Grundsätzliches zum Sozialrecht

4. Untergliederung des Sozialrechts

Eine Vielzahl von Gesetzestexten, die nicht nur in den SGB I bis XII zu finden sind, sowie zahlreiche untergesetzliche Normen wie Richtlinien und Verwaltungsvorschriften erschweren den Einblick in das Gebiet des Sozialrechts.

Es soll versucht werden, dieses große Gebiet etwas zu strukturieren.

Früher wurde das Sozialrecht unterteilt in drei Bereiche: Versorgung, Fürsorge und Sozialversicherung. Diese Unterteilung steht dabei in engem Zusammenhang mit der geschichtlichen Entwicklung des Sozialrechts und den Unterschieden bei der Finanzierung (Steuer- oder Beitragsfinanzierung).

  • Die Sozialversicherung ist dadurch gekennzeichnet, dass bestimmte Risiken wie Krankheit, Alter oder Unfall abgesichert werden und durch die Entrichtung von Beiträgen für den künftigen, in seiner Gesamtheit vorhersehbaren, Bedarf Vorsorge getroffen wird. Der Anspruch des Einzelnen entsteht dabei bei Eintritt des Versicherungsfalles unabhängig von der Bedürftigkeit des Einzelnen.
  • Versorgung meint nach der klassischen Auffassung staatliche, aus Steuern finanzierte Leistungen, die wegen besonderer Opfer des Einzelnen erbracht werden. Auch hier spielt eine tatsächliche Bedürftigkeit keine Rolle.
  • Fürsorge stellt demgegenüber einen veralteten Begriff für die Absicherung des Existenzminimums dar. Dieser aus Steuern finanzierte staatliche Beitrag erfolgt nur, wenn der Einzelne auch bedürftig ist. Sie ist nur subsidiär anwendbar, wenn alle Versuche der Fremd- oder Selbsthilfe, auch private Hilfsleistungen nicht erfolgen oder nicht ausreichend sind.


Diese klassische Dreiteilung passt auf neuere Gesetze nicht mehr. Das sind z.B. das Wohngeldrecht, Ausbildungsförderung oder der Familienlastenausgleich. Deshalb wurde eine neue Einteilung entwickelt. Es wird unterschieden zwischen Vorsorgesystemen, Entschädigungssystem und Ausgleichssystemen. Der Ausgleich erfolgt dabei durch Förderungen und Hilfen. Diese haben sich im Laufe der Zeit gegenüber dem „Ausgleich“ durchgesetzt. Die Systematik richtet sich dabei vornehmlich nach den Funktionen der entsprechenden Sozialleistung. Kurz gesagt: heute gibt es die Bereiche VorsorgeEntschädigung sowie Hilfe und Förderung.


a. Vorsorge

Die Vorsorge deckt sich im Wesentlichen mit den Sozialversicherungen nach der klassischen Einteilung.

Sozialversicherung

Die Sozialversicherung soll vor den allgemeinen Lebensrisiken wie Krankheit, Pflegebedürftigkeit, aber auch Arbeitslosigkeit schützen.

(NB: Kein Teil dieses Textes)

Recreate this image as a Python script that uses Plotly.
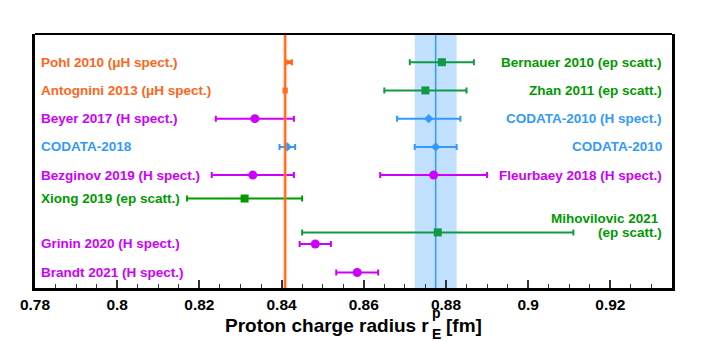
import plotly.graph_objects as go

# measurements of the proton charge radius [fm]
labels = ["Pohl 2010 (μH spect.)", "Antognini 2013 (μH spect.)", "Beyer 2017 (H spect.)",
          "CODATA-2018", "Bezginov 2019 (H spect.)", "Xiong 2019 (ep scatt.)",
          "Grinin 2020 (H spect.)", "Brandt 2021 (H spect.)",
          "Bernauer 2010 (ep scatt.)", "Zhan 2011 (ep scatt.)", "CODATA-2010 (H spect.)",
          "CODATA-2010", "Fleurbaey 2018 (H spect.)", "Mihovilovic 2021<br>(ep scatt.)"]
radius = [0.84184, 0.84087, 0.8335, 0.8414, 0.8330, 0.8310, 0.8482, 0.8584,
          0.8790, 0.8750, 0.8758, 0.8775, 0.8770, 0.8780]
error = [0.00067, 0.00039, 0.0095, 0.0019, 0.0100, 0.0140, 0.0038, 0.0051,
         0.0078, 0.0100, 0.0077, 0.0051, 0.0130, 0.0330]
row = [8, 7, 6, 5, 4, 3.17, 1.56, 0.55,
       8, 7, 6, 5, 4, 1.97]
side = ["left"] * 8 + ["right"] * 6
kind = ["muH", "muH", "H", "codata", "H", "ep2", "H", "H",
        "ep", "ep", "codata", "codata", "H", "ep"]

muH_value, muH_err = radius[1], error[1]
codata10_value, codata10_err = radius[11], error[11]

ORANGE = "#FF6619"
MAGENTA = "#CC00FF"
BLUE = "#3399FF"
GREEN_TXT = "#009900"
style = {
    "muH": dict(color=ORANGE, line=ORANGE, text=ORANGE, symbol="square", size=4),
    "H": dict(color=MAGENTA, line=MAGENTA, text=MAGENTA, symbol="circle", size=9),
    "codata": dict(color=BLUE, line=BLUE, text=BLUE, symbol="diamond", size=7),
    "ep": dict(color="#119944", line="#119944", text=GREEN_TXT, symbol="square", size=8),
    "ep2": dict(color=GREEN_TXT, line=GREEN_TXT, text=GREEN_TXT, symbol="square", size=8),
}

# page body has an 8px margin, so the figure is drawn 8px in from the window corner
OFF = 8
W, H = 708 - OFF, 341 - OFF
L, T = 35 - OFF, 34 - OFF
pw, ph = 637, 254
R, B = W - L - pw, H - T - ph


def px(x):
    return (x - OFF - L) / pw


def py(y):
    return (T + ph - (y - OFF)) / ph


fig = go.Figure()

for lab, v, e, yv, s, k in zip(labels, radius, error, row, side, kind):
    st = style[k]
    fig.add_trace(go.Scatter(
        x=[v], y=[yv], mode="markers",
        marker=dict(color=st["color"], symbol=st["symbol"], size=st["size"], line=dict(width=0)),
        error_x=dict(type="data", array=[e], color=st["line"], thickness=2, width=3),
        showlegend=False, hoverinfo="skip"))
    lines = lab.split("<br>")
    for i, txt in enumerate(lines):
        fig.add_annotation(
            text=txt, xref="paper", yref="y",
            x=px(39) if s == "left" else px(664 - (3 if i < len(lines) - 1 else 0)), y=yv,
            xanchor="left" if s == "left" else "right", yanchor="middle",
            yshift=13.5 * (len(lines) - 1 - i), showarrow=False,
            font=dict(family="Liberation Sans", size=13.5, color=st["text"], weight="bold"))

# CODATA-2010 band and line, muonic hydrogen line
fig.add_shape(type="rect", xref="x", yref="paper",
              x0=codata10_value - codata10_err, x1=codata10_value + codata10_err, y0=0, y1=1,
              fillcolor="#C2E0FF", line=dict(width=0), layer="below")
fig.add_shape(type="line", xref="x", yref="paper", x0=codata10_value, x1=codata10_value,
              y0=0, y1=1, line=dict(color=BLUE, width=1.5), layer="below")
fig.add_shape(type="line", xref="x", yref="paper", x0=muH_value, x1=muH_value,
              y0=0, y1=1, line=dict(color="rgba(255,140,60,0.45)", width=4), layer="above")
fig.add_shape(type="line", xref="x", yref="paper", x0=muH_value, x1=muH_value,
              y0=0, y1=1, line=dict(color=ORANGE, width=1.8), layer="above")
fig.add_shape(type="line", xref="paper", yref="paper", x0=0, x1=1, y0=1, y1=1,
              line=dict(color="black", width=2))

# axis title with stacked r^p_E
tf = dict(family="Liberation Sans", color="black", weight="bold")
fig.add_annotation(text="Proton charge radius r", xref="paper", yref="paper",
                   x=px(431), y=py(325), xanchor="right", yanchor="middle",
                   showarrow=False, font=dict(size=19, **tf))
fig.add_annotation(text="p", xref="paper", yref="paper", x=px(436), y=py(313),
                   xanchor="center", yanchor="middle", showarrow=False, font=dict(size=14, **tf))
fig.add_annotation(text="E", xref="paper", yref="paper", x=px(436), y=py(333.5),
                   xanchor="center", yanchor="middle", showarrow=False, font=dict(size=14, **tf))
fig.add_annotation(text="[fm]", xref="paper", yref="paper", x=px(444), y=py(325),
                   xanchor="left", yanchor="middle", showarrow=False, font=dict(size=19, **tf))

fig.update_layout(
    width=W, height=H, margin=dict(l=L, r=R, t=T, b=B),
    plot_bgcolor="white", paper_bgcolor="white")
fig.update_xaxes(range=[0.78, 0.935], tick0=0.78, dtick=0.02, ticks="inside", ticklen=8,
                 tickwidth=1.5, tickcolor="#333", showgrid=False, zeroline=False,
                 showline=True, linewidth=3, linecolor="black",
                 tickfont=dict(family="Liberation Sans", size=15.5, color="black", weight="bold"),
                 minor=dict(dtick=0.005, ticks="inside", ticklen=4, tickwidth=1, tickcolor="#333"))
fig.update_yaxes(range=[0, 9], showticklabels=False, ticks="", showgrid=False, zeroline=False,
                 showline=True, linewidth=3, linecolor="black", mirror=True)

fig.write_html("out.html")
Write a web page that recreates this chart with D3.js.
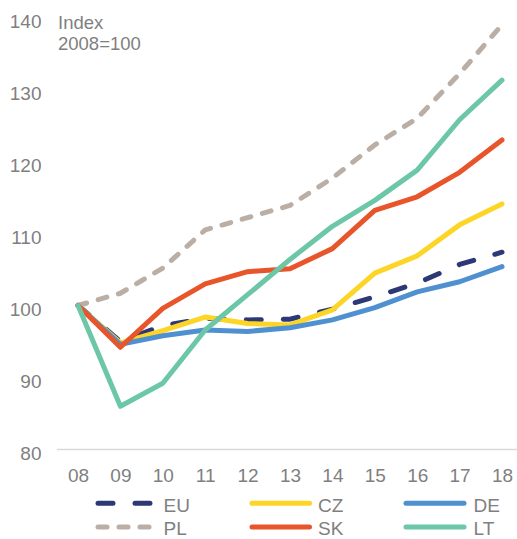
<!DOCTYPE html>
<html>
<head>
<meta charset="utf-8">
<script src="https://cdn.jsdelivr.net/npm/d3@7"></script>
<style>
  html, body { margin: 0; padding: 0; background: #fff; }
  svg { display: block; }
  text { font-family: "Liberation Sans", Arial, sans-serif; fill: #7f7f7f; }
</style>
</head>
<body>
<script>
const years = ["08","09","10","11","12","13","14","15","16","17","18"];
const yTicks = [80, 90, 100, 110, 120, 130, 140];
const seriesNames = ["EU", "CZ", "DE", "PL", "SK", "LT"];
const EU = [100, 95.0, 97.2, 98.2, 98.0, 98.1, 99.5, 101.2, 103.1, 105.7, 107.4];
const CZ = [100, 94.8, 96.5, 98.4, 97.5, 97.3, 99.4, 104.5, 106.9, 111.2, 114.1];
const DE = [100, 94.6, 95.8, 96.6, 96.4, 96.9, 98.0, 99.7, 101.9, 103.3, 105.4];
const PL = [100, 101.7, 105.2, 110.5, 112.2, 113.9, 117.7, 122.3, 126.0, 132.2, 139.0];
const SK = [100, 94.2, 99.6, 103.0, 104.7, 105.1, 107.9, 113.2, 115.1, 118.5, 123.0];
const LT = [100, 86.0, 89.2, 96.6, 101.5, 106.4, 111.0, 114.6, 118.8, 125.8, 131.3];
const unitLabel = ["Index", "2008=100"];

const colors = { EU: "#2d3877", CZ: "#fdd526", DE: "#4f90d1", PL: "#bbaea5", SK: "#e8552a", LT: "#6cc7a7" };
const dashes = { EU: "15,22", PL: "9,12" };
const dataBy = { EU, CZ, DE, PL, SK, LT };

const W = 517, H = 539;
const svg = d3.select("body").append("svg").attr("width", W).attr("height", H);

const x = d3.scalePoint().domain(years).range([78, 502]);
const y = d3.scaleLinear().domain([80, 140]).range([449.5, 17.5]);

// y labels
const yAxis = d3.axisLeft(y).tickValues(yTicks).tickSize(0).tickPadding(0);
const gy = svg.append("g").attr("transform", "translate(41.5,0)").call(yAxis);
gy.select(".domain").remove();
gy.selectAll("text")
  .attr("font-size", "19px")
  .attr("font-family", "Liberation Sans, Arial, sans-serif")
  .attr("fill", "#7f7f7f")
  .attr("dy", null)
  .attr("dominant-baseline", "auto")
  .attr("y", 10.2)
  .attr("x", 0)
  .attr("text-anchor", "end");

// x axis line
svg.append("line")
  .attr("x1", 57).attr("x2", W)
  .attr("y1", y(80)).attr("y2", y(80))
  .attr("stroke", "#d9d9d9").attr("stroke-width", 1.5);

// x labels
const xAxis = d3.axisBottom(x).tickSize(0).tickPadding(0);
const gx = svg.append("g").call(xAxis);
gx.select(".domain").remove();
gx.selectAll("text")
  .attr("font-size", "19px")
  .attr("font-family", "Liberation Sans, Arial, sans-serif")
  .attr("fill", "#7f7f7f")
  .attr("dy", null)
  .attr("y", 481.5)
  .attr("text-anchor", "middle");

// unit label
svg.append("text").attr("x", 58).attr("y", 28.5).attr("font-size", "18.5px").text(unitLabel[0]);
svg.append("text").attr("x", 58).attr("y", 49.5).attr("font-size", "18.5px").text(unitLabel[1]);

// lines
const line = d3.line().x((d, i) => x(years[i])).y(d => y(d));
seriesNames.forEach(name => {
  svg.append("path")
    .datum(dataBy[name])
    .attr("d", line)
    .attr("fill", "none")
    .attr("stroke", colors[name])
    .attr("stroke-width", 5)
    .attr("stroke-linecap", "round")
    .attr("stroke-linejoin", "round")
    .attr("stroke-dasharray", dashes[name] || null);
});

// legend
const legCols = [[95.5, 153], [249.5, 312], [403.5, 466.5]];
const legTextX = [163.5, 318, 473.5];
const legRows = [503.3, 527];
const legTextY = [512.3, 534.5];
seriesNames.forEach((name, i) => {
  const col = i % 3, row = Math.floor(i / 3);
  const [x1, x2] = legCols[col];
  const ly = legRows[row];
  svg.append("line")
    .attr("x1", x1 + 2.5).attr("x2", x2 - 2.5)
    .attr("y1", ly).attr("y2", ly)
    .attr("stroke", colors[name])
    .attr("stroke-width", 5)
    .attr("stroke-linecap", "round")
    .attr("stroke-dasharray", dashes[name] || null);
  svg.append("text")
    .attr("x", legTextX[col])
    .attr("y", legTextY[row])
    .attr("font-size", "19px")
    .text(name);
});
</script>
</body>
</html>
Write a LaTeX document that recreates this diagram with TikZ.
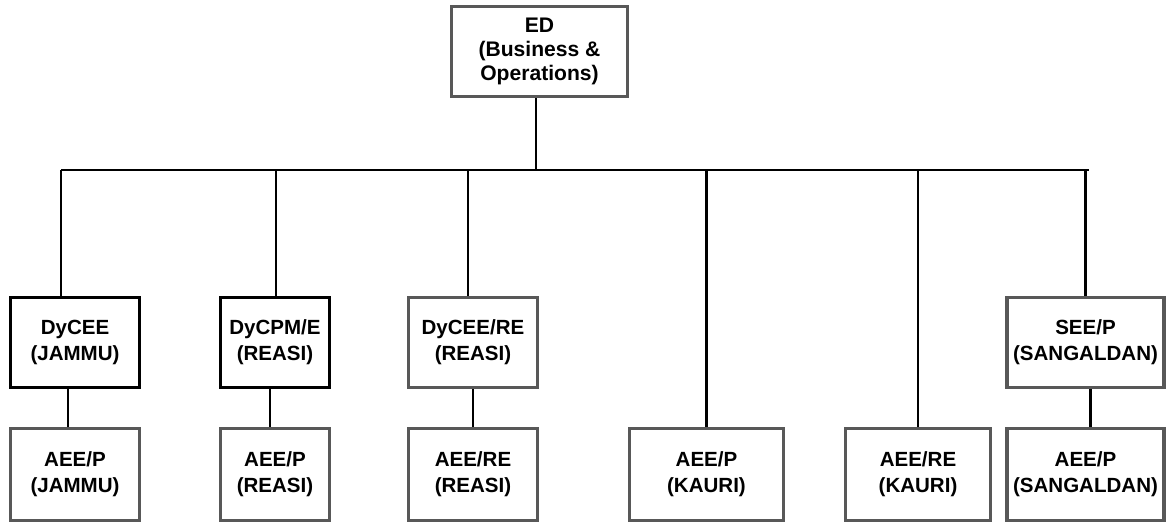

Wichtige Prinzipien der Sozialversicherung sind das Versicherungsprinzip sowie das Solidaritätsprinzip. Das System finanziert sich grundsätzlich über die Beiträge der Versicherten.


b. Entschädigung

Die Entschädigung dagegen dient der Sicherung gegen schädigende Ereignisse, gegen die eine Vorsorge nicht möglich ist und für die die Allgemeinheit einstehen muss. Dabei geht es nicht - wie in der Sozialversicherung - um allgemeine Lebensrisiken, sondern um einen Nachteilsausgleich, der durch die Übernahme besonderer Risiken entsteht.

Die Kosten für diese Entschädigung trägt die Allgemeinheit, d.h. die Leistungen sind steuerfinanziert.


c. Hilfe und Förderung

Die Leistungen im Rahmen der Hilfe und Förderung wiederum sollen besondere Belastungen oder Leistungsschwächen des Einzelnen ausgleichen. Das wären etwa Fälle, in denen der Einzelne die Miete nicht mehr erbringen kann und deshalb Wohngeld beziehen darf. Unter diese Kategorie fallen aber auch Ausbildungsbeihilfen und –förderungen, etwa um Chancengleichheit herzustellen. Dem Einzelnen soll auf diesem Weg die Möglichkeit gegeben werden, später selbst für seinen Lebensunterhalt zu sorgen.

Diese Leistungen setzen keine vorherige Mitgliedschaft in einem Sozialleistungssystem voraus, sie sind damit nicht durch von Mitgliedern getragene Beitragsleistungen finanziert, sondern werden durch die Allgemeinheit getragen (Steuerfinanzierung).